Kusunda Language: Is Not An Extinct Langauge
Chester Graham
Tradux at cherry.com.au
Tue Mar 27 02:39:35 UTC 2001
>... if you're thinking of a grammar or phonology of the language ...
A few minutes' recorded speech should be enough to give a trad IPA broad
description, which is of great use for any morphological analysis, and
useful for many syntactic analyses. Detailed phonological description is
then just a matter of motivation and time.
Samples for syntactic analysis itself have to be much longer, but depend
equally on a variety of contexts of situation. With luck, a sample large
enough for syntactic analysis might be only one hour in length; i.e., both
sides of a C 30 cassette tape.
Aiming lower, a useful typing of a language should be achievable from
twenty minutes or so, if the contexts of situation are varied enough; SOV
order, left-branching, ergative, agglutinating, &c.

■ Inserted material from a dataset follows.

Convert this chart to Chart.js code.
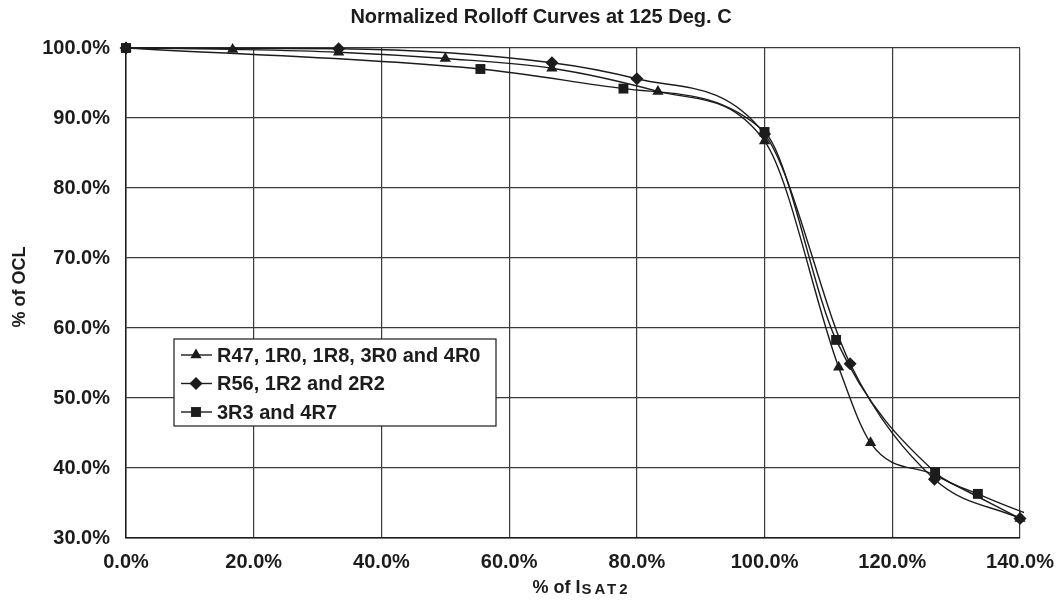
<!DOCTYPE html>
<html>
<head>
<meta charset="utf-8">
<script src="https://cdn.jsdelivr.net/npm/chart.js@4.4.1/dist/chart.umd.min.js"></script>
<style>
  html, body { margin: 0; padding: 0; background: #fff; }
  #wrap { width: 1059px; height: 601px; position: relative; }
</style>
</head>
<body>
<div id="wrap"><canvas id="rolloff"></canvas></div>
<script>
// % of Isat2 (x) and % of OCL (y) for each inductor group
const xA = [0, 16.7, 33.3, 50, 66.7, 83.3, 100, 111.6, 116.6, 126.7, 140];
const yA = [100, 99.8, 99.4, 98.5, 97.1, 93.8, 86.7, 54.4, 43.6, 39.0, 32.8];
const xB = [0, 33.3, 66.7, 80, 100, 113.4, 126.6, 140];
const yB = [100, 99.9, 97.9, 95.6, 87.7, 54.9, 38.4, 32.8];
const xC = [0, 55.5, 77.9, 100, 111.2, 126.7, 133.4, 144.4];
const yC = [100, 97.0, 94.2, 88.0, 58.3, 39.4, 36.3, 32.3];
const labels = ["R47, 1R0, 1R8, 3R0 and 4R0", "R56, 1R2 and 2R2", "3R3 and 4R7"];
const styles = ["triangle", "rectRot", "rect"];
const sizes = [6.5, 6.5, 7];

const ink = "#1c1c1c";
const FONT = "'Liberation Sans', Arial, sans-serif";

function pts(xs, ys) {
    return xs.map((x, i) => ({ x: x, y: ys[i] }));
}

const series = [pts(xA, yA), pts(xB, yB), pts(xC, yC)];

const datasets = series.map((d, i) => ({
    label: labels[i],
    data: d,
    borderColor: ink,
    backgroundColor: ink,
    borderWidth: 1.4,
    pointStyle: styles[i],
    pointRadius: sizes[i],
    pointBorderWidth: 0,
    showLine: true,
    cubicInterpolationMode: "monotone",
    clip: { left: 10, top: 10, right: i === 2 ? 4 : 10, bottom: 0 }
}));

// title, axis titles and the boxed legend inside the plot
const decorations = {
    id: "decorations",
    afterDraw(chart) {
        const c = chart.ctx;
        c.save();
        c.fillStyle = ink;
        c.textBaseline = "middle";

        c.font = "bold 20px " + FONT;
        c.textAlign = "center";
        c.fillText("Normalized Rolloff Curves at 125 Deg. C", 541, 17);

        c.save();
        c.translate(20, 287);
        c.rotate(-Math.PI / 2);
        c.font = "bold 18px " + FONT;
        c.fillText("% of OCL", 0, 0);
        c.restore();

        c.textAlign = "left";
        c.font = "bold 18px " + FONT;
        const part1 = "% of I";
        const w1 = c.measureText(part1).width;
        c.font = "bold 15px " + FONT;
        c.letterSpacing = "3px";
        const w2 = c.measureText("SAT2").width;
        const x0 = 581 - (w1 + w2) / 2;
        c.fillText("SAT2", x0 + w1 + 1, 590);
        c.letterSpacing = "0px";
        c.font = "bold 18px " + FONT;
        c.fillText(part1, x0, 588);

        // legend
        const lx = 174, ly = 339, lw = 322, lh = 87;
        c.fillStyle = "#fff";
        c.fillRect(lx, ly, lw, lh);
        c.strokeStyle = ink;
        c.lineWidth = 1.2;
        c.strokeRect(lx, ly, lw, lh);
        c.font = "bold 20px " + FONT;
        labels.forEach((lab, i) => {
            const y = ly + 16 + i * 28.5;
            c.strokeStyle = ink;
            c.lineWidth = 1.4;
            c.beginPath();
            c.moveTo(lx + 7, y);
            c.lineTo(lx + 38, y);
            c.stroke();
            c.fillStyle = ink;
            Chart.helpers.drawPoint(c, { pointStyle: styles[i], radius: sizes[i], rotation: 0, borderWidth: 0 }, lx + 22, y);
            c.fillStyle = ink;
            c.fillText(lab, lx + 43, y + 1);
        });
        c.restore();
    }
};

new Chart(document.getElementById("rolloff").getContext("2d"), {
    type: "scatter",
    data: { datasets: datasets },
    options: {
        responsive: true,
        maintainAspectRatio: false,
        animation: false,
        layout: { padding: { top: 48, right: 39, left: 0, bottom: 0 } },
        plugins: {
            legend: { display: false },
            tooltip: { enabled: false }
        },
        scales: {
            x: {
                type: "linear",
                min: 0,
                max: 140,
                afterFit(scale) {
                    scale.height = 63;
                    scale.paddingRight = 0;
                    scale.paddingLeft = 0;
                },
                ticks: {
                    stepSize: 20,
                    color: ink,
                    padding: 12,
                    maxRotation: 0,
                    font: { family: FONT, size: 20, weight: "bold" },
                    callback: v => v.toFixed(1) + "%"
                },
                grid: { color: "#3a3a3a", lineWidth: 1.2, drawTicks: false },
                border: { color: ink, width: 1.5 }
            },
            y: {
                type: "linear",
                min: 30,
                max: 100,
                afterFit(scale) { scale.width = 126; },
                ticks: {
                    stepSize: 10,
                    color: ink,
                    padding: 16,
                    font: { family: FONT, size: 20, weight: "bold" },
                    callback: v => v.toFixed(1) + "%"
                },
                grid: { color: "#3a3a3a", lineWidth: 1.2, drawTicks: false },
                border: { color: ink, width: 1.5 }
            }
        }
    },
    plugins: [decorations]
});
</script>
</body>
</html>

This is not the most warmly-human fieldwork, and would have an air of
desperation about it, but people have been doing it for quite some time
with languages that they saw dying within the contemporary generation.
There's a description I read somewhere of a missionary, obviously modeled
on the SIL crusaders, who was busily concluding his translation of the
Bible into a language whose last speakers were gasping their last all
around him.
Your Kusunda seems to be dying, but you still have time to describe it,
or tune previous descriptions of it, before it is extinct.
Who knows, if your fieldwork is conspicuous enough, you might get a
change of attitude from the local great and mighty, and bring back the
language, as has happened with Hebrew, Norwegian, is maybe happening with
Welsh and, who knows, Cornish. We need to save all we can.